De ce point de vue, Aïda Mady Diallo, nous a gratifiés d’un divertissement honorable qui jure avec la grisaille culturelle accablante qu’on ne peut que déplorer. Du reste, le public bamakois ne s’y est pas trompé en prenant d’assaut le millier de places de la salle du cinéma Magic (ex-Babemba) remplie comme un œuf, jusqu’aux allées qui regorgeaient de monde. Le constat qui s’impose, démontrant la soif inextinguible du public malien pour la production cinématographique nationale et africaine, doit interpeller les autorités maliennes. Le combat pour la survie du ventre va de pair avec celui pour la survie de l’esprit, car l’homme ne vit pas que de pain.

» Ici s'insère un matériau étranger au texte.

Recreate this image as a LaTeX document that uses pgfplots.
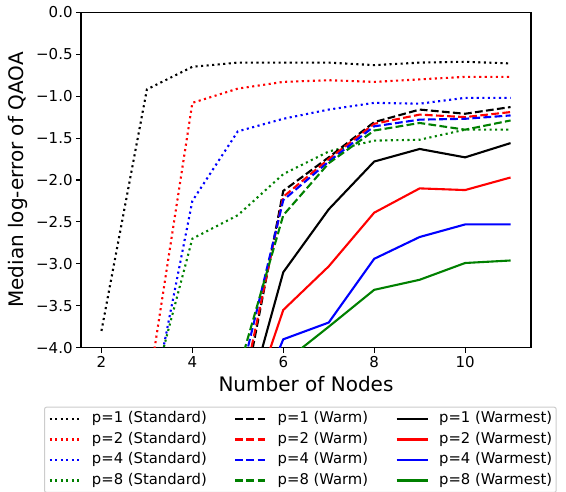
\documentclass[border=0pt]{standalone}
\usepackage{fontspec}
\setmainfont{DejaVu Sans}
\usepackage{pgfplots}
\pgfplotsset{compat=1.18}
\definecolor{mplgreen}{rgb}{0,0.5,0}
\pgfplotsset{
  std/.style={line width=2.1pt, dash pattern=on 2.1pt off 3.45pt},
  wrm/.style={line width=2.1pt, dash pattern=on 7.75pt off 3.35pt},
  wst/.style={line width=2.1pt},
}
\begin{document}
\begin{tikzpicture}
\path[use as bounding box] (-81pt,-144.3pt) rectangle (485pt,347.7pt);
\begin{axis}[
  at={(0,0)}, anchor=south west,
  scale only axis, width=450pt, height=335.4pt,
  xmin=1.55, xmax=11.45, ymin=-4, ymax=0,
  xtick={2,4,6,8,10}, xticklabels={2,4,6,8,10},
  ytick={-4,-3.5,-3,-2.5,-2,-1.5,-1,-0.5,0},
  yticklabels={−4.0,−3.5,−3.0,−2.5,−2.0,−1.5,−1.0,−0.5,0.0},
  tick pos=left, tick align=outside, major tick length=4.9pt,
  every tick/.style={black, line width=1.1pt},
  axis line style={line width=1.1pt},
  tick label style={font=\fontsize{15}{18}\selectfont},
  label style={font=\fontsize{20}{24}\selectfont},
  xlabel={Number of Nodes},
  ylabel={Median log-error of QAOA},
  xlabel style={at={(axis description cs:0.5,-0.1312)}, anchor=base},
  ylabel style={at={(axis description cs:-0.1278,0.5)}, anchor=base},
  legend columns=4, transpose legend,
  legend cell align=left,
  legend image code/.code={\path[draw=none, fill=none] (0pt,0pt) -- (42.4pt,0pt); \draw[#1] (0pt,0pt) -- (31pt,0pt);},
  legend style={
    at={(-0.0822,-0.1759)}, anchor=north west,
    draw=black!20, line width=1pt, rounded corners=2pt, fill=white,
    font=\fontsize{14.8}{17}\selectfont,
    inner xsep=4pt, inner ysep=1.6pt,
    nodes={inner xsep=0pt, inner ysep=3pt, text height=11pt, text depth=3.5pt},
    /tikz/every even column/.append style={column sep=27.5pt},
    /tikz/every odd column/.append style={column sep=0pt},
  },
]
% Standard (dotted)
\addplot[std, black] coordinates {(2,-3.80)(3,-0.92)(4,-0.65)(5,-0.60)(6,-0.60)(7,-0.60)(8,-0.63)(9,-0.60)(10,-0.59)(11,-0.61)};
\addlegendentry{p=1 (Standard)}
\addplot[std, red] coordinates {(3,-4.6)(4,-1.08)(5,-0.91)(6,-0.83)(7,-0.81)(8,-0.83)(9,-0.80)(10,-0.77)(11,-0.77)};
\addlegendentry{p=2 (Standard)}
\addplot[std, blue] coordinates {(3,-5.0)(4,-2.25)(5,-1.42)(6,-1.27)(7,-1.16)(8,-1.08)(9,-1.09)(10,-1.02)(11,-1.02)};
\addlegendentry{p=4 (Standard)}
\addplot[std, mplgreen] coordinates {(3,-4.76)(4,-2.70)(5,-2.42)(6,-1.93)(7,-1.66)(8,-1.53)(9,-1.52)(10,-1.40)(11,-1.40)};
\addlegendentry{p=8 (Standard)}
% Warm (dashed)
\addplot[wrm, black] coordinates {(5,-4.92)(6,-2.13)(7,-1.73)(8,-1.31)(9,-1.16)(10,-1.21)(11,-1.13)};
\addlegendentry{p=1 (Warm)}
\addplot[wrm, red] coordinates {(5,-4.77)(6,-2.20)(7,-1.75)(8,-1.33)(9,-1.22)(10,-1.25)(11,-1.19)};
\addlegendentry{p=2 (Warm)}
\addplot[wrm, blue] coordinates {(5,-4.50)(6,-2.24)(7,-1.78)(8,-1.36)(9,-1.28)(10,-1.27)(11,-1.23)};
\addlegendentry{p=4 (Warm)}
\addplot[wrm, mplgreen] coordinates {(5,-4.30)(6,-2.42)(7,-1.80)(8,-1.41)(9,-1.32)(10,-1.40)(11,-1.29)};
\addlegendentry{p=8 (Warm)}
% Warmest (solid)
\addplot[wst, black] coordinates {(5,-5.06)(6,-3.10)(7,-2.35)(8,-1.78)(9,-1.63)(10,-1.73)(11,-1.56)};
\addlegendentry{p=1 (Warmest)}
\addplot[wst, red] coordinates {(5,-5.15)(6,-3.55)(7,-3.03)(8,-2.39)(9,-2.10)(10,-2.12)(11,-1.97)};
\addlegendentry{p=2 (Warmest)}
\addplot[wst, blue] coordinates {(5,-5.2)(6,-3.90)(7,-3.70)(8,-2.94)(9,-2.68)(10,-2.53)(11,-2.53)};
\addlegendentry{p=4 (Warmest)}
\addplot[wst, mplgreen] coordinates {(6,-4.18)(7,-3.75)(8,-3.31)(9,-3.19)(10,-2.99)(11,-2.96)};
\addlegendentry{p=8 (Warmest)}
\end{axis}
\end{tikzpicture}
\end{document}
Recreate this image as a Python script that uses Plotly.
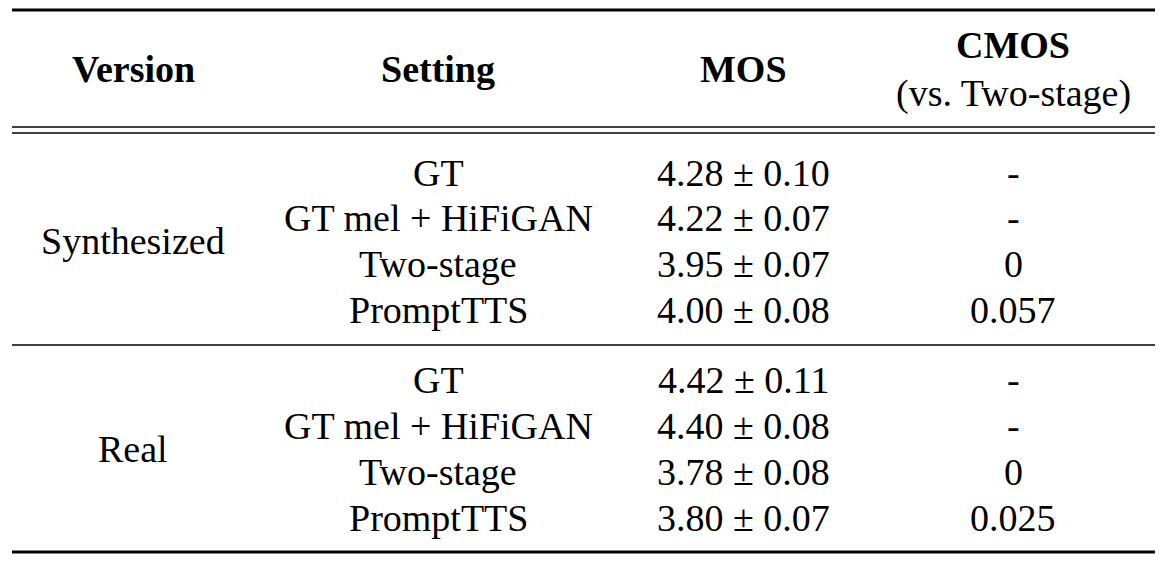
import plotly.graph_objects as go

versions = ["Synthesized", "Real"]
settings = ["GT", "GT mel + HiFiGAN", "Two-stage", "PromptTTS"]
mos = [["4.28 ± 0.10", "4.22 ± 0.07", "3.95 ± 0.07", "4.00 ± 0.08"],
       ["4.42 ± 0.11", "4.40 ± 0.08", "3.78 ± 0.08", "3.80 ± 0.07"]]
cmos = [["-", "-", "0", "0.057"], ["-", "-", "0", "0.025"]]
headers = ["Version", "Setting", "MOS"]

W, H = 1163, 565
dx, dy = -8, -8
colx = [133 + dx, 438 + dx, 743 + dx, 1013 + dx]
font = "Liberation Serif"
fs = 38
ann = []
def t(x, y, s, bold=False, size=fs):
    ann.append(dict(x=x, y=y + dy, xref="x", yref="y", text=f"<b>{s}</b>" if bold else s,
                    showarrow=False, font=dict(family=font, size=size, color="black"),
                    xanchor="center", yanchor="middle"))

for i, h in enumerate(headers):
    t(colx[i], 69, h, bold=True)
t(colx[3], 45, "CMOS", bold=True)
t(colx[3], 93, "(vs. Two-stage)")

row_y = [[173, 218, 264, 310], [380, 426, 472, 518]]
group_y = [241, 449]
for g in range(2):
    t(colx[0], group_y[g], versions[g])
    for r in range(4):
        y = row_y[g][r]
        t(colx[1], y, settings[r])
        t(colx[2], y, mos[g][r])
        t(colx[3], y, cmos[g][r])

shapes = []
def line(y, w):
    shapes.append(dict(type="line", xref="x", yref="y", x0=12 + dx, x1=1160 + dx,
                       y0=y + dy, y1=y + dy, line=dict(color="black", width=w)))
line(10, 3); line(127, 1.3); line(133, 1.3); line(345, 1.3); line(552, 3)

fig = go.Figure()
fig.update_layout(width=W, height=H, margin=dict(l=0, r=0, t=0, b=0),
                  paper_bgcolor="white", plot_bgcolor="white",
                  xaxis=dict(range=[0, W], visible=False, fixedrange=True),
                  yaxis=dict(range=[H, 0], visible=False, fixedrange=True),
                  annotations=ann, shapes=shapes, showlegend=False)
fig.write_html("out.html")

Bravo, Aïda ! Bravo à toute votre équipe ! Ce coup d’essai laisse entrevoir des perspectives prometteuses, d’autant que vous vous exprimez sous le coaching généreux de maîtres à l’envergure de Cheikh Oumar Sissoko. En vous faisant confiance, l’opérateur Afribone a, manifestement, fait le bon pari. Ce pari ne restera certainement pas vain si vous continuez dans la voie de la persévérance. Chapeau l’Artiste, Djénéba Koné, talent admirable au jeu si naturel, à Oumou Coulibaly dans le rôle de Youma qu’elle interprète avec un aplomb impressionnant ! Toute l’équipe, dont la plupart font du cinéma pour la première fois, mérite des encouragements. Il est vrai qu’ils ont pu compter sur la maestria et la vigilante protection d’un de nos plus grands acteurs de théâtre, Aguibou Dembélé, alias Dramane dans le film, qui officie au Conservatoire des Arts et Métiers Multimédia Balla Fasséké Kouyaté de Bamako.

La qualité technique du film, sous la direction du cameraman Gaoussou Bassékou Tangara, assisté d’Israël Oron, a été appréciée. Dommage qu’elle ait pâti, lors de la projection, de la faible qualité des projecteurs de la salle, donnant aux images une impression de léger flou.